_SUPPLIED DATA_
........

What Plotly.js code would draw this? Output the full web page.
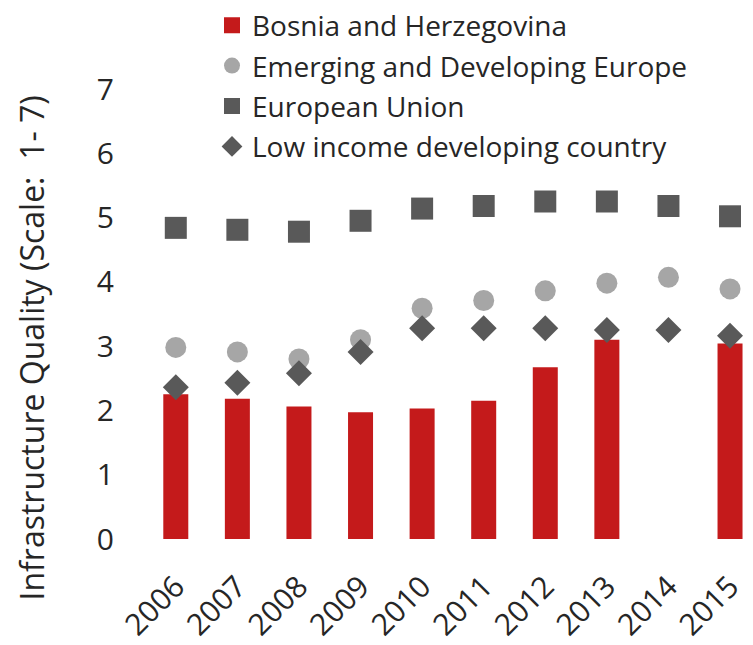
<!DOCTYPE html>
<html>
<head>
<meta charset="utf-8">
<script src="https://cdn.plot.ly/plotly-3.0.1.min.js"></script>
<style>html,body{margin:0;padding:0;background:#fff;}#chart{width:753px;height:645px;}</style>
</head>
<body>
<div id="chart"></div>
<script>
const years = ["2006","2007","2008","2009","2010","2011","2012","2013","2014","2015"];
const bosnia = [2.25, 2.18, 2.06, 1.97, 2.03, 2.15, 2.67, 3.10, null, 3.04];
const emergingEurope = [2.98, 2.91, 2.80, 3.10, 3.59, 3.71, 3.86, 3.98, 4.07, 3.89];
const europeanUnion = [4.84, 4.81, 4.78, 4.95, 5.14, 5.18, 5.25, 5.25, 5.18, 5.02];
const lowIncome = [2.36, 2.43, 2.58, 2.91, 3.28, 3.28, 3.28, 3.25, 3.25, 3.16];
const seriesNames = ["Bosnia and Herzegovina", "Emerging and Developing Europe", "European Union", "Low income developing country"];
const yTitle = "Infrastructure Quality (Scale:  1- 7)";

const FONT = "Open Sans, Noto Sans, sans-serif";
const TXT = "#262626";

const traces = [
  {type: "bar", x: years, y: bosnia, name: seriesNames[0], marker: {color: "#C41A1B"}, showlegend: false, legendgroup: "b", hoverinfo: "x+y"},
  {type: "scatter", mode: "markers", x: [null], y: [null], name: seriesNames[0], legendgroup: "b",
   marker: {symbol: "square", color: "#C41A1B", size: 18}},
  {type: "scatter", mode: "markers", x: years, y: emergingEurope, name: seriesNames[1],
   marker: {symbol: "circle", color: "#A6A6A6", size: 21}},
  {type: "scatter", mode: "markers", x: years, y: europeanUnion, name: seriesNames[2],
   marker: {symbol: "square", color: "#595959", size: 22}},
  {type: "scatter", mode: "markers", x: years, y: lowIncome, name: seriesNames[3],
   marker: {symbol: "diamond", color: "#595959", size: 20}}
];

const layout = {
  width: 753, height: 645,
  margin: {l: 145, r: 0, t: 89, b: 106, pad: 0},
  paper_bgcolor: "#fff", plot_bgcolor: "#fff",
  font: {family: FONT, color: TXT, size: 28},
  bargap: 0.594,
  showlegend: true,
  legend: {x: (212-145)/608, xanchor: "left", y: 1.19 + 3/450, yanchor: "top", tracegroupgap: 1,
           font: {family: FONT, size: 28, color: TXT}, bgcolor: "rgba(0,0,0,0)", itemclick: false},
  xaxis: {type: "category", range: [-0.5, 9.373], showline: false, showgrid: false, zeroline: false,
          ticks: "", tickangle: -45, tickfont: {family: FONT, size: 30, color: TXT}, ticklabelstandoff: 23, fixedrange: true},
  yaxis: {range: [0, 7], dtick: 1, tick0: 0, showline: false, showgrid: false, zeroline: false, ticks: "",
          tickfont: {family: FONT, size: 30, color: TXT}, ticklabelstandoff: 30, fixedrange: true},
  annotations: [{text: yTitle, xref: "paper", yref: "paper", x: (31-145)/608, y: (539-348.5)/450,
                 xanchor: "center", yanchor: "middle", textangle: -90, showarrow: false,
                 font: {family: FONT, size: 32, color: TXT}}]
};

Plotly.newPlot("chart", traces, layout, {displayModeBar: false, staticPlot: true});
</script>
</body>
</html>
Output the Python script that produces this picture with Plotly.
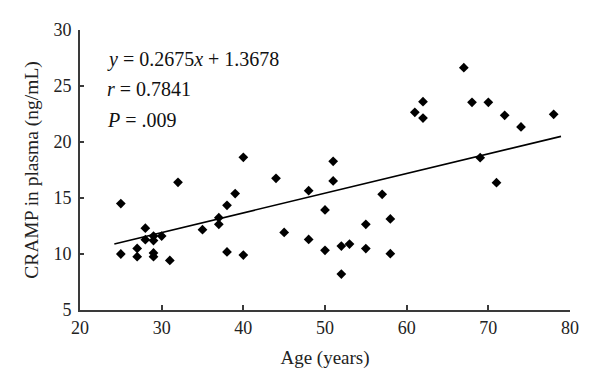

........

_AIM_
Write out the records above exactly as they appear, leaving out any pictures.

_EXERCISE RESPONSE_
What Plotly.js code would draw this? Output the full web page.
<!DOCTYPE html>
<html>
<head>
<meta charset="utf-8">
<script src="https://cdn.plot.ly/plotly-3.0.1.min.js"></script>
<style>html,body{margin:0;padding:0;background:#fff;}#chart{width:753px;height:645px;}</style>
</head>
<body>
<div id="chart"></div>
<script>
const years = ["2006","2007","2008","2009","2010","2011","2012","2013","2014","2015"];
const bosnia = [2.25, 2.18, 2.06, 1.97, 2.03, 2.15, 2.67, 3.10, null, 3.04];
const emergingEurope = [2.98, 2.91, 2.80, 3.10, 3.59, 3.71, 3.86, 3.98, 4.07, 3.89];
const europeanUnion = [4.84, 4.81, 4.78, 4.95, 5.14, 5.18, 5.25, 5.25, 5.18, 5.02];
const lowIncome = [2.36, 2.43, 2.58, 2.91, 3.28, 3.28, 3.28, 3.25, 3.25, 3.16];
const seriesNames = ["Bosnia and Herzegovina", "Emerging and Developing Europe", "European Union", "Low income developing country"];
const yTitle = "Infrastructure Quality (Scale:  1- 7)";

const FONT = "Open Sans, Noto Sans, sans-serif";
const TXT = "#262626";

const traces = [
  {type: "bar", x: years, y: bosnia, name: seriesNames[0], marker: {color: "#C41A1B"}, showlegend: false, legendgroup: "b", hoverinfo: "x+y"},
  {type: "scatter", mode: "markers", x: [null], y: [null], name: seriesNames[0], legendgroup: "b",
   marker: {symbol: "square", color: "#C41A1B", size: 18}},
  {type: "scatter", mode: "markers", x: years, y: emergingEurope, name: seriesNames[1],
   marker: {symbol: "circle", color: "#A6A6A6", size: 21}},
  {type: "scatter", mode: "markers", x: years, y: europeanUnion, name: seriesNames[2],
   marker: {symbol: "square", color: "#595959", size: 22}},
  {type: "scatter", mode: "markers", x: years, y: lowIncome, name: seriesNames[3],
   marker: {symbol: "diamond", color: "#595959", size: 20}}
];

const layout = {
  width: 753, height: 645,
  margin: {l: 145, r: 0, t: 89, b: 106, pad: 0},
  paper_bgcolor: "#fff", plot_bgcolor: "#fff",
  font: {family: FONT, color: TXT, size: 28},
  bargap: 0.594,
  showlegend: true,
  legend: {x: (212-145)/608, xanchor: "left", y: 1.19 + 3/450, yanchor: "top", tracegroupgap: 1,
           font: {family: FONT, size: 28, color: TXT}, bgcolor: "rgba(0,0,0,0)", itemclick: false},
  xaxis: {type: "category", range: [-0.5, 9.373], showline: false, showgrid: false, zeroline: false,
          ticks: "", tickangle: -45, tickfont: {family: FONT, size: 30, color: TXT}, ticklabelstandoff: 23, fixedrange: true},
  yaxis: {range: [0, 7], dtick: 1, tick0: 0, showline: false, showgrid: false, zeroline: false, ticks: "",
          tickfont: {family: FONT, size: 30, color: TXT}, ticklabelstandoff: 30, fixedrange: true},
  annotations: [{text: yTitle, xref: "paper", yref: "paper", x: (31-145)/608, y: (539-348.5)/450,
                 xanchor: "center", yanchor: "middle", textangle: -90, showarrow: false,
                 font: {family: FONT, size: 32, color: TXT}}]
};

Plotly.newPlot("chart", traces, layout, {displayModeBar: false, staticPlot: true});
</script>
</body>
</html>
Output the Python script that produces this picture with Plotly.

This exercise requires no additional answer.